HuskyMcClusky · 19/12/2017 23:02

Hear, hear Bluntness.

frogsoup · 19/12/2017 23:27

Yeah, it's so daft as a notion that sociologists have spent over a century devoting their careers to studying it. Just because you don't like something doesn't make it magically not exist. Class objectively determines your children's life course in this country like pretty much nothing else. You may as well say that depression is totally made up because different people have really different subjective experiences of it. Ignorant nonsense.

HaHaHmm · 19/12/2017 23:35

You're welcome to consider the labels total bollocks but you absolutely cannot deny the entrenched privileges and disadvantages which underlie our entire society. The report on the Social Mobility Index from the end of last month should embarrass us all.

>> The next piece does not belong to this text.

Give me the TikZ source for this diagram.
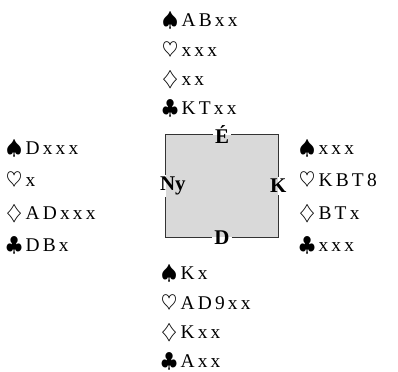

The poster upthread who considers 'middle class' to mean 'able to pay comfortably for private education' is twenty years out of date. Private education has never been less affordable as a proportion of income. The middle-middle classes are now closing ranks and using their cultural capital to secure places in the best state schools, entrenching divisions further and making it harder and harder for disadvantaged kids to get a leg up.

But as long as we can dismiss it all as a silly preoccupation with cutlery and skiing holidays then we can pretend that this isn't a problem.

frogsoup · 19/12/2017 23:40

Yes, it is a really politically regressive position to deny that class exists. Britain is one of the most unequal societies in Europe, and entrenched class division is a large part of why this is. It's a bit of a laugh to talk about whether your car is messy or not as a measure of class position, but the baseline is deadly serious. It's about how poor kids stay poor down the generations.